Ben arrived in September with a huge grin on his face. He was ready for grade 1! Ben was articulate and knowledgeable, an engaged learner. December rolled around and Ben had acquired a few sight words. He wanted to read, was excited to read, yet had along way to go. He was reading level 4 in Alpha Kids.
Ben is a student at Hawthorn Public School in the Peel District School Board in Mississauga. Some young, eager learners like Ben need extra support to meet with success. But teachers only have so many hands and minutes to devote to each student. ISSP (in-school support) teachers have heavy loads. The process of identifying students and getting them formally tested by school psychologists can be lengthy. To assist students like Ben we needed to do something more.
Our vision was to create a program tailored to the needs of our own school and our own students. Our cozy little “country school” in the city is home to 230 students from grades K to 8. We have one teacher per grade. Our EQAO scores are strong. Our allocations are .4 ESL. and .9 ISSP.
We are a mixed community. We have some ESL students, many families have two parents, and we are generally a middle-to upper-income community. We have parents who are genuinely interested in their child’s academic success.
Ben’s learning style is similar to that of a vast number of Primary students. He does not have a learning disability, and he has not been identiﬁed by the in-school review committee (ISRC). He does not need to be labelled and tested. What he needs is a structured presentation of the tools necessary to acquire appropriate reading decoding skills. I envisioned a program that would enhance Ben’s learning curve with decoding and comprehension skills. This would not be a remedial program. It would provide him and other students with structured reading practice guided by mentors. Determining which students would beneﬁt from the extra practice would be done informally by the classroom and the ISSP teacher.
We decided on the name “Rising Stars” and sought out members of the community to get involved in this undertaking. There is not a huge group of volunteers to draw from at Hawthorn Public School. Other than class trips, we have nine permanent volunteers who assist in classrooms once a week. We sought out mentors by sending home brochures and newsletters, making announcements in assemblies, and just spreading the word. Parents, grandparents, and older siblings in college responded. We asked mentors to donate one morning per week to work individually with students – four students per visit. Our goal was to have 10 permanent mentors and one “supply.”
It took three months to ﬁnd, purchase, and catalogue materials, recruit volunteers, and have them attend a half-day workshop. It was fortunate that, during my investigative phase, Scholastic was introducing a new program, Literacy Place Level 1. We received funding ($2500) from our supportive and generous parent council to buy this resource.
The most important aspect of the mentor workshop was teaching volunteers how to teach reading. I was determined that our mentors have all the tools necessary to enhance and enrich all students’ reading skills. Some students arrive at school with a strong visual, sequential memory allowing them to acquire vocabulary easily by sight. They see letters in a particular order, remember them, and can read the word consistently without needing to learn letter sounds. Many students do not come to school with these innate skills. They must be taught skill by skill.

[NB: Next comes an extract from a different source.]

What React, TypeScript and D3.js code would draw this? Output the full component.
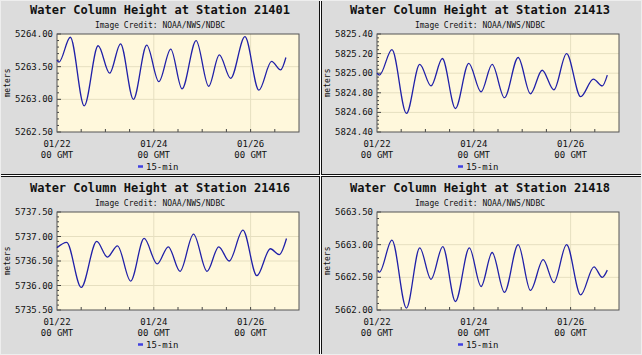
import React from "react";
import * as d3 from "d3";

const stations = ["21401", "21413", "21416", "21418"];

const hours1 = [0, 1, 6.6, 13.5, 20.4, 26.1, 31.5, 37.9, 44.5, 50.5, 56.4, 62.0, 69.0, 75.2, 80.5, 86.1, 93.2, 100.1, 106.4, 110.9, 113.5];
const values1 = [5263.60, 5263.57, 5263.95, 5262.90, 5263.82, 5263.40, 5263.85, 5263.00, 5263.83, 5263.27, 5263.77, 5263.16, 5263.90, 5263.20, 5263.68, 5263.32, 5263.96, 5263.14, 5263.58, 5263.45, 5263.64];

const hours2 = [0, 1.2, 7.4, 14.6, 21.2, 26.8, 32.4, 38.9, 45.5, 51.6, 57.1, 63.2, 70.0, 76.1, 81.9, 87.7, 94.0, 101.0, 107.3, 111.7, 114.2];
const values2 = [5825.00, 5824.98, 5825.24, 5824.59, 5825.09, 5824.87, 5825.15, 5824.64, 5825.10, 5824.81, 5825.09, 5824.75, 5825.16, 5824.79, 5825.03, 5824.83, 5825.20, 5824.76, 5824.94, 5824.87, 5824.98];

const hours3 = [0, 4.8, 12.0, 19.7, 25.0, 30.0, 36.5, 43.2, 49.7, 55.2, 61.0, 67.7, 74.4, 80.2, 85.4, 92.2, 99.1, 105.8, 110.2, 113.8];
const values3 = [5736.77, 5736.88, 5735.96, 5736.90, 5736.58, 5736.81, 5736.09, 5736.96, 5736.44, 5736.79, 5736.29, 5737.05, 5736.29, 5736.79, 5736.50, 5737.13, 5736.20, 5736.75, 5736.63, 5736.96];

const hours4 = [0.5, 1.2, 7.4, 14.6, 21.2, 26.8, 32.6, 38.9, 45.8, 51.6, 57.1, 63.2, 70.0, 76.1, 82.4, 87.7, 94.0, 101.0, 107.6, 111.7, 114.2];
const values4 = [5662.60, 5662.58, 5663.07, 5662.03, 5662.95, 5662.47, 5662.97, 5662.13, 5662.95, 5662.36, 5662.88, 5662.27, 5663.00, 5662.30, 5662.77, 5662.42, 5663.00, 5662.23, 5662.66, 5662.50, 5662.61];

const yTicks1 = [5262.5, 5263.0, 5263.5, 5264.0];
const yTicks2 = [5824.4, 5824.6, 5824.8, 5825.0, 5825.2, 5825.4];
const yTicks3 = [5735.5, 5736.0, 5736.5, 5737.0, 5737.5];
const yTicks4 = [5662.0, 5662.5, 5663.0, 5663.5];

const xTickHours = [0, 48, 96];
const xTickLabels = ["01/22", "01/24", "01/26"];
const xDomainHours = [0, 120];

const MONO = "'DejaVu Sans Mono', monospace";

type PanelProps = {
  x0: number;
  y0: number;
  station: string;
  hours: number[];
  values: number[];
  yTicks: number[];
};

function Panel({ x0, y0, station, hours, values, yTicks }: PanelProps) {
  const left = 57, right = 299, top = 34, bottom = 132;
  const x = d3.scaleLinear().domain(xDomainHours).range([left, right]);
  const y = d3.scaleLinear().domain([yTicks[0], yTicks[yTicks.length - 1]]).range([bottom, top]);
  const pts = hours.map((h, i) => [h, values[i]] as [number, number]);
  const line = d3.line<[number, number]>().x(d => x(d[0])).y(d => y(d[1])).curve(d3.curveMonotoneX);
  const step = yTicks[1] - yTicks[0];
  const minor: number[] = [];
  for (let i = 0; i < yTicks.length - 1; i++) {
    for (let k = 1; k < 5; k++) minor.push(yTicks[i] + (step * k) / 5);
  }
  const xMinor = d3.range(12, 120, 12);
  return (
    <g transform={`translate(${x0},${y0})`}>
      <rect x={0} y={0} width={320} height={176} fill="#dcdcdc" />
      <text x={160} y={14} textAnchor="middle" fontFamily={MONO} fontWeight="bold" fontSize={12} fill="#111">
        Water Column Height at Station {station}
      </text>
      <text x={160} y={28} textAnchor="middle" fontFamily={MONO} fontSize={8} fill="#111">
        Image Credit: NOAA/NWS/NDBC
      </text>
      <rect x={left} y={top} width={right - left} height={bottom - top} fill="#fff8dc" />
      {yTicks.slice(1, -1).map(t => (
        <line key={"gy" + t} x1={left} x2={right} y1={y(t)} y2={y(t)} stroke="#e6dfc0" strokeWidth={1} />
      ))}
      {xTickHours.slice(1).map(h => (
        <line key={"gx" + h} x1={x(h)} x2={x(h)} y1={top} y2={bottom} stroke="#e6dfc0" strokeWidth={1} />
      ))}
      {yTicks.map(t => (
        <g key={"yt" + t}>
          <line x1={left} x2={left + 4} y1={y(t)} y2={y(t)} stroke="#444" />
          <text x={53} y={y(t) + 3} textAnchor="end" fontFamily={MONO} fontSize={9} fill="#111">
            {t.toFixed(2)}
          </text>
        </g>
      ))}
      {minor.map(t => (
        <line key={"ym" + t} x1={left} x2={left + 2} y1={y(t)} y2={y(t)} stroke="#444" />
      ))}
      {xMinor.map(h => (
        <line key={"xm" + h} x1={x(h)} x2={x(h)} y1={bottom} y2={bottom - 3} stroke="#444" />
      ))}
      <rect x={left} y={top} width={right - left} height={bottom - top} fill="none" stroke="#555" strokeWidth={1} />
      <path d={line(pts) || ""} fill="none" stroke="#2020a8" strokeWidth={1.3} />
      {xTickHours.map((h, i) => (
        <g key={"xl" + h}>
          <text x={x(h)} y={147} textAnchor="middle" fontFamily={MONO} fontSize={9} fill="#111">
            {xTickLabels[i]}
          </text>
          <text x={x(h)} y={158} textAnchor="middle" fontFamily={MONO} fontSize={9} fill="#111">
            00 GMT
          </text>
        </g>
      ))}
      <text transform={`translate(10,${(top + bottom) / 2}) rotate(-90)`} textAnchor="middle" fontFamily={MONO} fontSize={8} fill="#111">
        meters
      </text>
      <line x1={138} x2={143} y1={166.5} y2={166.5} stroke="#4040e0" strokeWidth={2.5} />
      <text x={146} y={170} fontFamily={MONO} fontSize={9} fill="#111">
        15-min
      </text>
    </g>
  );
}

export default function App() {
  const panels = [
    { x0: 0, y0: 0, hours: hours1, values: values1, yTicks: yTicks1 },
    { x0: 320, y0: 0, hours: hours2, values: values2, yTicks: yTicks2 },
    { x0: 0, y0: 178, hours: hours3, values: values3, yTicks: yTicks3 },
    { x0: 320, y0: 178, hours: hours4, values: values4, yTicks: yTicks4 },
  ];
  return (
    <svg width={642} height={355} style={{ position: "absolute", left: 0, top: 0 }}>
      <rect x={0} y={0} width={642} height={355} fill="#dcdcdc" />
      {panels.map((p, i) => (
        <Panel key={i} x0={p.x0} y0={p.y0} station={stations[i]} hours={p.hours} values={p.values} yTicks={p.yTicks} />
      ))}
      <line x1={319.5} x2={319.5} y1={0} y2={355} stroke="#111" />
      <line x1={320.5} x2={320.5} y1={0} y2={355} stroke="#fff" />
      <line x1={321.5} x2={321.5} y1={0} y2={355} stroke="#111" />
      <line x1={0} x2={642} y1={174.5} y2={174.5} stroke="#111" />
      <line x1={0} x2={642} y1={175.5} y2={175.5} stroke="#fff" />
      <line x1={0} x2={642} y1={176.5} y2={176.5} stroke="#111" />
      <line x1={320.5} x2={320.5} y1={174} y2={177} stroke="#fff" />
      <rect x={0.5} y={0.5} width={641} height={354} fill="none" stroke="#eeeeee" />
    </svg>
  );
}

We showed mentors a variety of decoding strategies. Students ﬁrst need to recognize letter names, then letter sounds, and then the blends. They need to differentiate between b, d, and p. Tactile exercises are frequently successful in helping children acquire these spatial skills. We showed mentors how to have students trace a letter on a wire screen while sounding out the word. They also learned how to use Plasticene for a similar exercise. In my experience, this kind of multisensory approach really works.
Mentors also took part in auditory blending exercises and learned a variety of chants: Jean Malloch’s Chime In tapes and David Booth’s Crackers and Crumbs were helpful resources. Mentors emphasized one decoding strategy each week. That strategy was announced over the school’s PA system, reinforcing it for teachers and students.
We showed mentors individual student binders, and how to use reading logs and tracking sheets for books. The pace was relaxed: students spent a minimum of three days with each book. In addition to Literacy Place we also had Alpha Kids books available for additional practice.
Students in the program met with a mentor every day. To ensure they didn’t always miss the same classroom period, we set up a rotating schedule that gave them a different time with the mentor each day. They worked at stations that we set up in the hallway. On the walls of the workstations we posted copies of initial consonants and blends, and of what the mentors were to do and say.
How successful was the Rising Stars program? Of the 10 students participating between March and June, four required no further intervention at the end of the term. My endearing student Ben went from a C to an A- in reading! He is now a conﬁdent and enthusiastic reader.
Our program requires time, energy, and organization. One teacher needs to be available to answer mentors’ questions and orchestrate the program. Classroom teachers need to read their students’ binders frequently and ﬁll in comments to the mentors.
Rising Stars works! Just ask Ben. He is now in grade 2 and continues to be a successful, voracious reader.